Microseismic Location Using Differential Backazimuth Angles

Abstract

The most common procedure for locating borehole microseismic events is solution of a minimization problem based on observed travel time differences compared to calculated travel time differences derived from a given velocity model and oriented geophones. However, both the velocity model and geophone corrections often contain errors that will incorrectly locate microseismic events. An alternate method characterizes events using only their differential backazimuth information, based only on the difference in backazimuth angles between multiple microseismic events observed at common monitor wells.
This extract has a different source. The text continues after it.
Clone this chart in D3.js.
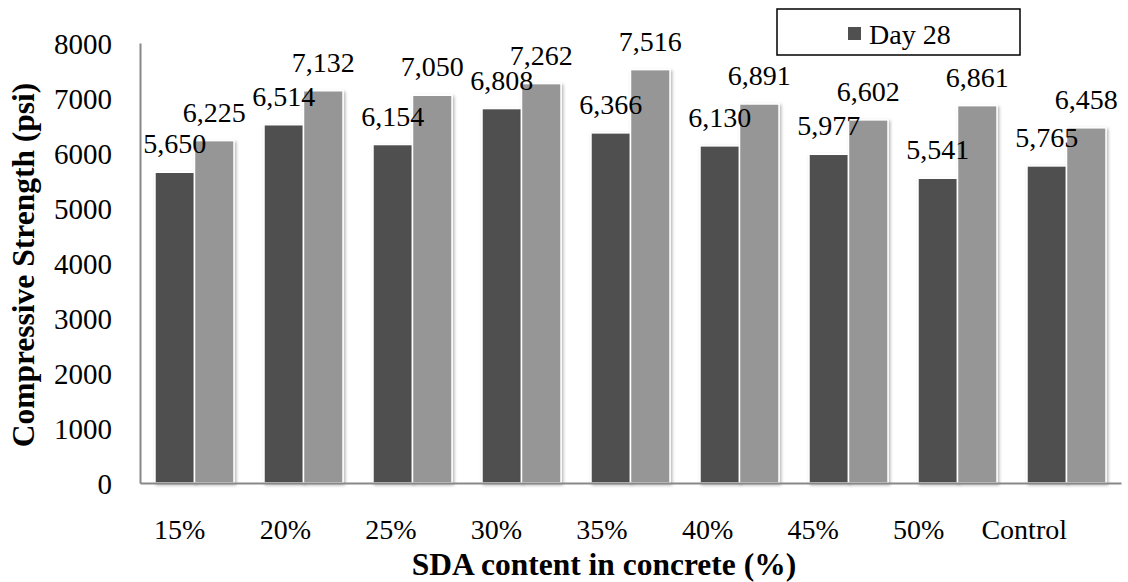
<!DOCTYPE html>
<html>
<head>
<meta charset="utf-8">
<script src="https://cdn.jsdelivr.net/npm/d3@7/dist/d3.min.js"></script>
<style>
  html, body { margin: 0; padding: 0; background: #fff; }
  svg text { font-family: "Liberation Serif", "Times New Roman", Times, Tinos, "DejaVu Serif", serif !important; }
</style>
</head>
<body>
<svg id="chart" width="1128" height="582"></svg>
<script>
const categories = ["15%", "20%", "25%", "30%", "35%", "40%", "45%", "50%", "Control"];
const seriesNames = ["Day 28", "Day 28b"];
const day28 = [5650, 6514, 6154, 6808, 6366, 6130, 5977, 5541, 5765];
const day28b = [6225, 7132, 7050, 7262, 7516, 6891, 6602, 6861, 6458];
const yTicks = [0, 1000, 2000, 3000, 4000, 5000, 6000, 7000, 8000];
const legendLabels = ["Day 28"];

const colors = ["#505050", "#969696"];
const svg = d3.select("#chart");
const plot = { left: 140, right: 1121, top: 43, bottom: 483 };

const defs = svg.append("defs");
const f = defs.append("filter").attr("id", "shadow")
  .attr("x", "-20%").attr("y", "-5%").attr("width", "140%").attr("height", "110%");
f.append("feDropShadow").attr("dx", 1.5).attr("dy", 1.5).attr("stdDeviation", 1.6)
  .attr("flood-color", "#000").attr("flood-opacity", 0.3);

const x0 = d3.scaleBand().domain(categories).range([plot.left, plot.right])
  .paddingInner(0.275).paddingOuter(0.1375);
const x1 = d3.scaleBand().domain([0, 1]).range([0, x0.bandwidth()]).padding(0);
// category labels in the original sit on a slightly narrower spacing than the bars
const xLab = d3.scaleBand().domain(categories).range([127, 1077]);
const y = d3.scaleLinear().domain([0, 8000]).range([plot.bottom, plot.top]);

const rows = categories.map((c, i) => ({ cat: c, vals: [day28[i], day28b[i]] }));

const g = svg.append("g");
const groups = g.selectAll("g.grp").data(rows).join("g")
  .attr("transform", d => `translate(${x0(d.cat)},0)`);
groups.selectAll("rect").data(d => d.vals.map((v, k) => ({ v, k }))).join("rect")
  .attr("x", d => x1(d.k))
  .attr("y", d => y(d.v))
  .attr("width", x1.bandwidth())
  .attr("height", d => y(0) - y(d.v))
  .attr("fill", d => colors[d.k])
  .attr("stroke", "#fff")
  .attr("stroke-width", 1.5)
  .attr("filter", "url(#shadow)");

const yAxis = svg.append("g").attr("transform", `translate(${plot.left},0)`)
  .call(d3.axisLeft(y).tickValues(yTicks).tickSize(0).tickPadding(28).tickFormat(d3.format("d")));
yAxis.attr("font-family", null);
yAxis.select(".domain").attr("stroke", "#888").attr("stroke-width", 2);
yAxis.selectAll("text").attr("font-size", 29).attr("fill", "#000").attr("dy", "0.36em");

// x axis line across plot
const xAxisLine = svg.append("g").attr("transform", `translate(0,${plot.bottom})`)
  .call(d3.axisBottom(x0).tickSize(0).tickFormat(""));
xAxisLine.select(".domain").attr("stroke", "#888").attr("stroke-width", 2);
xAxisLine.selectAll(".tick").remove();

const xAxis = svg.append("g").attr("transform", `translate(0,${plot.bottom})`)
  .call(d3.axisBottom(xLab).tickSize(0).tickPadding(36));
xAxis.attr("font-family", null);
xAxis.select(".domain").remove();
xAxis.selectAll("text").attr("font-size", 28).attr("fill", "#000");

const fmt = d3.format(",");
groups.selectAll("text.lbl").data(d => d.vals.map((v, k) => ({ v, k }))).join("text")
  .attr("class", "lbl")
  .attr("x", d => x1(d.k) + x1.bandwidth() / 2)
  .attr("y", d => y(d.v) - 19)
  .attr("text-anchor", "middle")
  .attr("font-size", 28)
  .attr("fill", "#000")
  .text(d => fmt(d.v));

svg.append("text")
  .attr("x", 604)
  .attr("y", 575)
  .attr("text-anchor", "middle")
  .attr("font-size", 31.5).attr("font-weight", "bold")
  .text("SDA content in concrete (%)");

svg.append("text")
  .attr("transform", `translate(34,265) rotate(-90)`)
  .attr("text-anchor", "middle")
  .attr("font-size", 31.5).attr("font-weight", "bold")
  .text("Compressive Strength (psi)");

const lg = svg.append("g");
lg.append("rect").attr("x", 777).attr("y", 9).attr("width", 243).attr("height", 46)
  .attr("fill", "#fff").attr("stroke", "#000").attr("stroke-width", 1.5);
lg.selectAll("rect.sw").data(legendLabels).join("rect").attr("class", "sw")
  .attr("x", 848).attr("y", 27).attr("width", 13).attr("height", 13)
  .attr("fill", colors[0]);
lg.selectAll("text").data(legendLabels).join("text")
  .attr("x", 869).attr("y", 44)
  .attr("font-size", 28).attr("fill", "#000")
  .text(d => d);
</script>
</body>
</html>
Possible locations are then found by using the grid search and gradient descent search algorithm finding the minimum residual between measured and calculated differential backazimuth angles. Microseismic events can be located in the horizontal plane with only differential backazimuth information. The gradient descent search is significantly faster than exhaustive search and can be applied to real array geometries. Tests from the array geometry near Allison, Texas targeting the Granite Wash Formation indicate this method can locate events even when array geometry is very poor. Owing to the non-ideal array geometry, required initial guesses must be within 50 ft to ensure convergence to the global minimum. The backazimuth method can be implemented to locate microseismic events where the velocity model is poor. By first locating events using the backazimuth approach, the velocity model can be constrained and calibrated for subsequent locations.